— Information supplied —
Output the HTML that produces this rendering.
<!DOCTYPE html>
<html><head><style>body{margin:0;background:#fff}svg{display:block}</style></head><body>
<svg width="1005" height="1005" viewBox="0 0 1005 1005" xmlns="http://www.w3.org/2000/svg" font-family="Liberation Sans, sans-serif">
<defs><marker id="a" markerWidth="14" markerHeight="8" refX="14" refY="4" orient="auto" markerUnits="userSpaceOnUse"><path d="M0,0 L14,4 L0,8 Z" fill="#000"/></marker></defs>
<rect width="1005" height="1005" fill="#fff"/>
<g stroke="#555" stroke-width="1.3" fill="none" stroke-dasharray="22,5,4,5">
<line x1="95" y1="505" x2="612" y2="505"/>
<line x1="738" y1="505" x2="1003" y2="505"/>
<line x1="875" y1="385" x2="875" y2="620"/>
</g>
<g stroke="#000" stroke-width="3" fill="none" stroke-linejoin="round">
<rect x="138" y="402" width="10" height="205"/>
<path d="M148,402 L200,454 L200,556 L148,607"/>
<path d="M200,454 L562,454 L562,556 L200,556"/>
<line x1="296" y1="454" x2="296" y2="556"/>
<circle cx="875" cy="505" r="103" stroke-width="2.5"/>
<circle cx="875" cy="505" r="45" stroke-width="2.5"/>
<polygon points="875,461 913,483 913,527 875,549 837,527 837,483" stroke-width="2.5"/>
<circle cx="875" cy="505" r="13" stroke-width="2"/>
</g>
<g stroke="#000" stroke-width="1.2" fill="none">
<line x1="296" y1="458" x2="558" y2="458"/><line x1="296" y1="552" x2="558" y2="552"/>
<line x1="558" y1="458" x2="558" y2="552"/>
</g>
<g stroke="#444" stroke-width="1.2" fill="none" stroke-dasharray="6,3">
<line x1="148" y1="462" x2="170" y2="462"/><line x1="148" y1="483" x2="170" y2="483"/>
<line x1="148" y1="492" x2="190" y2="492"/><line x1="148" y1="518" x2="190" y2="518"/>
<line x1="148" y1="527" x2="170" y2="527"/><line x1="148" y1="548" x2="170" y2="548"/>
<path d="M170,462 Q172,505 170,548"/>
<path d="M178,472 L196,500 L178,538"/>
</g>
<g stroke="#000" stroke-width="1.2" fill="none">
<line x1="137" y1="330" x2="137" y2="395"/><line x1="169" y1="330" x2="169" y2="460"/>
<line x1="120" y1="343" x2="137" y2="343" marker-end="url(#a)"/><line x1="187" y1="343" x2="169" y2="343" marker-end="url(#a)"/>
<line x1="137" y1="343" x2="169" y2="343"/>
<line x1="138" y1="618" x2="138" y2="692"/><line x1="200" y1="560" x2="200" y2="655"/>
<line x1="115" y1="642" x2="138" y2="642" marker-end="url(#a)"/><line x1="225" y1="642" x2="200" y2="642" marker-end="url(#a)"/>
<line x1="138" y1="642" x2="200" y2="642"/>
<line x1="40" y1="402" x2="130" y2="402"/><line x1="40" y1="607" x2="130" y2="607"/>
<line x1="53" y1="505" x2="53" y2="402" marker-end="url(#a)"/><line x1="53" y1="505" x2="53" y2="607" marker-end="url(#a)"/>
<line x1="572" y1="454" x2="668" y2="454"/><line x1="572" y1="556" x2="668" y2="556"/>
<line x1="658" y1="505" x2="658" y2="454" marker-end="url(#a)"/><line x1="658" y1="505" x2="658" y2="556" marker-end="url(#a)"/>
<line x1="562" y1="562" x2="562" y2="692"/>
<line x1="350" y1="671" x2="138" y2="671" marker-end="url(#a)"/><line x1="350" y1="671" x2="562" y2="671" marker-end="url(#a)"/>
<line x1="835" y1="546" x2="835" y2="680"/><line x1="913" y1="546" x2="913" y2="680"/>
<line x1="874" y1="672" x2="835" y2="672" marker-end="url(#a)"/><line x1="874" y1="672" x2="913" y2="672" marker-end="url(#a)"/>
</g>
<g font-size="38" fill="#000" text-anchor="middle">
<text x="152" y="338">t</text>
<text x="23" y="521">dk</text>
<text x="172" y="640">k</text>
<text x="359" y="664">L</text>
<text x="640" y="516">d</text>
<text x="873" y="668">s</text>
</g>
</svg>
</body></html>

— Requirement —
Reproduce the data in its entirety, matching each character.

— Problem solution —
Output the HTML that produces this rendering.
<!DOCTYPE html>
<html><head><style>body{margin:0;background:#fff}svg{display:block}</style></head><body>
<svg width="1005" height="1005" viewBox="0 0 1005 1005" xmlns="http://www.w3.org/2000/svg" font-family="Liberation Sans, sans-serif">
<defs><marker id="a" markerWidth="14" markerHeight="8" refX="14" refY="4" orient="auto" markerUnits="userSpaceOnUse"><path d="M0,0 L14,4 L0,8 Z" fill="#000"/></marker></defs>
<rect width="1005" height="1005" fill="#fff"/>
<g stroke="#555" stroke-width="1.3" fill="none" stroke-dasharray="22,5,4,5">
<line x1="95" y1="505" x2="612" y2="505"/>
<line x1="738" y1="505" x2="1003" y2="505"/>
<line x1="875" y1="385" x2="875" y2="620"/>
</g>
<g stroke="#000" stroke-width="3" fill="none" stroke-linejoin="round">
<rect x="138" y="402" width="10" height="205"/>
<path d="M148,402 L200,454 L200,556 L148,607"/>
<path d="M200,454 L562,454 L562,556 L200,556"/>
<line x1="296" y1="454" x2="296" y2="556"/>
<circle cx="875" cy="505" r="103" stroke-width="2.5"/>
<circle cx="875" cy="505" r="45" stroke-width="2.5"/>
<polygon points="875,461 913,483 913,527 875,549 837,527 837,483" stroke-width="2.5"/>
<circle cx="875" cy="505" r="13" stroke-width="2"/>
</g>
<g stroke="#000" stroke-width="1.2" fill="none">
<line x1="296" y1="458" x2="558" y2="458"/><line x1="296" y1="552" x2="558" y2="552"/>
<line x1="558" y1="458" x2="558" y2="552"/>
</g>
<g stroke="#444" stroke-width="1.2" fill="none" stroke-dasharray="6,3">
<line x1="148" y1="462" x2="170" y2="462"/><line x1="148" y1="483" x2="170" y2="483"/>
<line x1="148" y1="492" x2="190" y2="492"/><line x1="148" y1="518" x2="190" y2="518"/>
<line x1="148" y1="527" x2="170" y2="527"/><line x1="148" y1="548" x2="170" y2="548"/>
<path d="M170,462 Q172,505 170,548"/>
<path d="M178,472 L196,500 L178,538"/>
</g>
<g stroke="#000" stroke-width="1.2" fill="none">
<line x1="137" y1="330" x2="137" y2="395"/><line x1="169" y1="330" x2="169" y2="460"/>
<line x1="120" y1="343" x2="137" y2="343" marker-end="url(#a)"/><line x1="187" y1="343" x2="169" y2="343" marker-end="url(#a)"/>
<line x1="137" y1="343" x2="169" y2="343"/>
<line x1="138" y1="618" x2="138" y2="692"/><line x1="200" y1="560" x2="200" y2="655"/>
<line x1="115" y1="642" x2="138" y2="642" marker-end="url(#a)"/><line x1="225" y1="642" x2="200" y2="642" marker-end="url(#a)"/>
<line x1="138" y1="642" x2="200" y2="642"/>
<line x1="40" y1="402" x2="130" y2="402"/><line x1="40" y1="607" x2="130" y2="607"/>
<line x1="53" y1="505" x2="53" y2="402" marker-end="url(#a)"/><line x1="53" y1="505" x2="53" y2="607" marker-end="url(#a)"/>
<line x1="572" y1="454" x2="668" y2="454"/><line x1="572" y1="556" x2="668" y2="556"/>
<line x1="658" y1="505" x2="658" y2="454" marker-end="url(#a)"/><line x1="658" y1="505" x2="658" y2="556" marker-end="url(#a)"/>
<line x1="562" y1="562" x2="562" y2="692"/>
<line x1="350" y1="671" x2="138" y2="671" marker-end="url(#a)"/><line x1="350" y1="671" x2="562" y2="671" marker-end="url(#a)"/>
<line x1="835" y1="546" x2="835" y2="680"/><line x1="913" y1="546" x2="913" y2="680"/>
<line x1="874" y1="672" x2="835" y2="672" marker-end="url(#a)"/><line x1="874" y1="672" x2="913" y2="672" marker-end="url(#a)"/>
</g>
<g font-size="38" fill="#000" text-anchor="middle">
<text x="152" y="338">t</text>
<text x="23" y="521">dk</text>
<text x="172" y="640">k</text>
<text x="359" y="664">L</text>
<text x="640" y="516">d</text>
<text x="873" y="668">s</text>
</g>
</svg>
</body></html>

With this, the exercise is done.